■ The exercise
Pull out from the material below all lines with "this".

■ Input
##############################

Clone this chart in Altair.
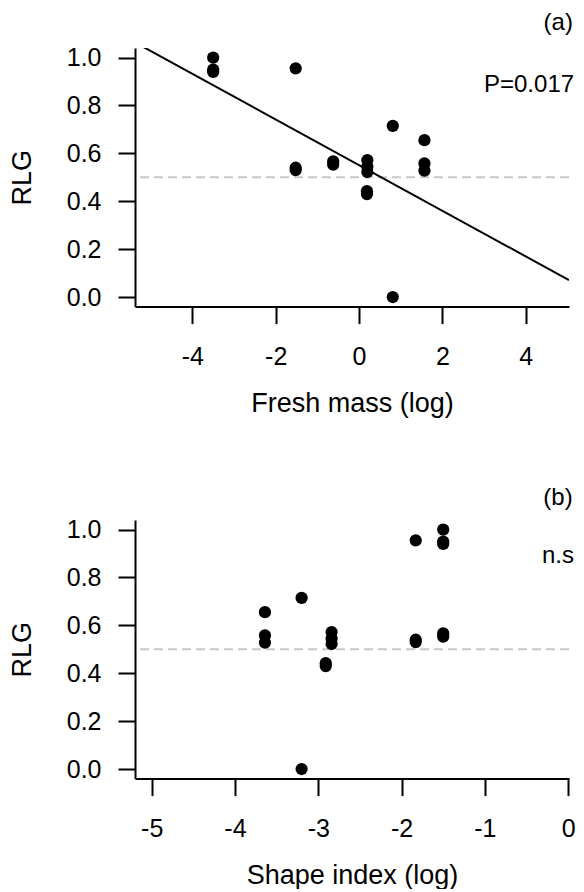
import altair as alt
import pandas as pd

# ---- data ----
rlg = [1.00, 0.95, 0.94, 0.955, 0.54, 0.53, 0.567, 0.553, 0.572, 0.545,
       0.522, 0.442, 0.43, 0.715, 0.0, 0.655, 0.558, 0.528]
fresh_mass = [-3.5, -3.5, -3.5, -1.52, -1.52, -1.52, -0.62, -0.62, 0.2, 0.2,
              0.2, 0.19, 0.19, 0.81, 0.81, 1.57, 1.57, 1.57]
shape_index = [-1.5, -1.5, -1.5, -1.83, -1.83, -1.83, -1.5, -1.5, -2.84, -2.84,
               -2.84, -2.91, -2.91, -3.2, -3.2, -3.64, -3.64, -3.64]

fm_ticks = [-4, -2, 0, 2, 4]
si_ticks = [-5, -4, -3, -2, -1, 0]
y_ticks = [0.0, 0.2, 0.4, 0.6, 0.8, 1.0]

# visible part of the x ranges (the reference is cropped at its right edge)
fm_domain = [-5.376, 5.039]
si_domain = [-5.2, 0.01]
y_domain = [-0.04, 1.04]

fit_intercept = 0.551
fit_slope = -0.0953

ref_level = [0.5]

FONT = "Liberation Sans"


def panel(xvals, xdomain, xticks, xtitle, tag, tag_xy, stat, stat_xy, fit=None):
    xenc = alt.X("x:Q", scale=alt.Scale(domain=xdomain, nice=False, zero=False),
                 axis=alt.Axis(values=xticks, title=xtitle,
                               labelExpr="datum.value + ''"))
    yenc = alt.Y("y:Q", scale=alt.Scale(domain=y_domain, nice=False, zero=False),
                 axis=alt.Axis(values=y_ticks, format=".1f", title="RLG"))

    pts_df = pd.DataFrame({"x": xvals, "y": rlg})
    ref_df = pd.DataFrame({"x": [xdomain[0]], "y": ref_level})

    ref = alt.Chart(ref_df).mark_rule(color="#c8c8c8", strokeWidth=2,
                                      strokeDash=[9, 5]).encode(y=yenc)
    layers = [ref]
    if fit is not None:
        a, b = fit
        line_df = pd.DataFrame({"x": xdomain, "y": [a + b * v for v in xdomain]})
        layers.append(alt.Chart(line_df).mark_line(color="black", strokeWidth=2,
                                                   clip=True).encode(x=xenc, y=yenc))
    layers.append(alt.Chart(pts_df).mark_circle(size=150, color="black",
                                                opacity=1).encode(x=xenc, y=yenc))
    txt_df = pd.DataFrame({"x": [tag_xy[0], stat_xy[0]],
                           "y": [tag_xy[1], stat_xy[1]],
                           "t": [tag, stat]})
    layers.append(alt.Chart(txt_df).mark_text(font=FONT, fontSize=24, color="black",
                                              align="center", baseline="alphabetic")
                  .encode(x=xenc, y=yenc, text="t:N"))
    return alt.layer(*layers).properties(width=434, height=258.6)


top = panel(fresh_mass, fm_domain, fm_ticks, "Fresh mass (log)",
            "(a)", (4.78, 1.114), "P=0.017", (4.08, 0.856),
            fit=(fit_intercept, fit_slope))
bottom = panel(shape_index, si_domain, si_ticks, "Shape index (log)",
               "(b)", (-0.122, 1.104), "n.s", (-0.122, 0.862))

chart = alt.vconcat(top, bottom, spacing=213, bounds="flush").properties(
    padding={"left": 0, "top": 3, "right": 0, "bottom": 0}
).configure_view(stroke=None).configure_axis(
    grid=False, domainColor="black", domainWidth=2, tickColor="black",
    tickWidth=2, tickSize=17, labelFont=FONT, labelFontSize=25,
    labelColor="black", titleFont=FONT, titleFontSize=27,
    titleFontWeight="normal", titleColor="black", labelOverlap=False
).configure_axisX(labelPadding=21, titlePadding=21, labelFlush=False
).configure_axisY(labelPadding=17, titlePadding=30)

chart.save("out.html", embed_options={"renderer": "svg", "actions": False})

##############################

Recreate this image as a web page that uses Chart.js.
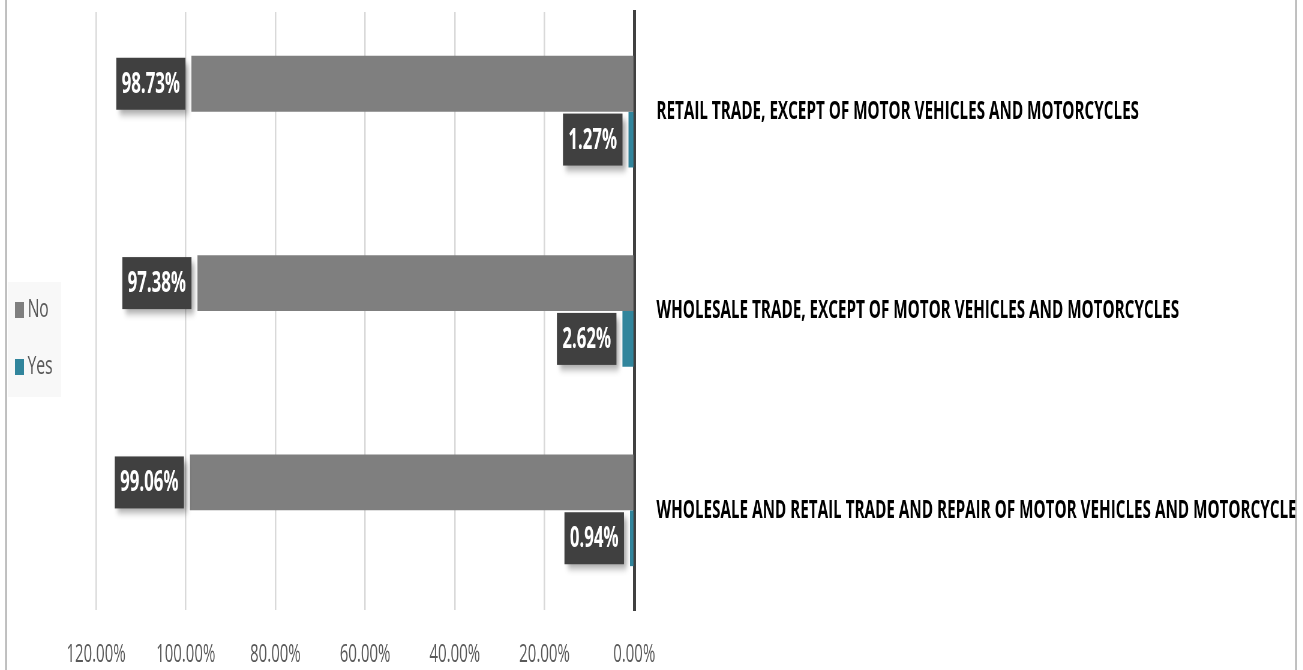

##############################

■ Written answer
Clone this chart in Altair.
Recreate this image as a web page that uses Chart.js.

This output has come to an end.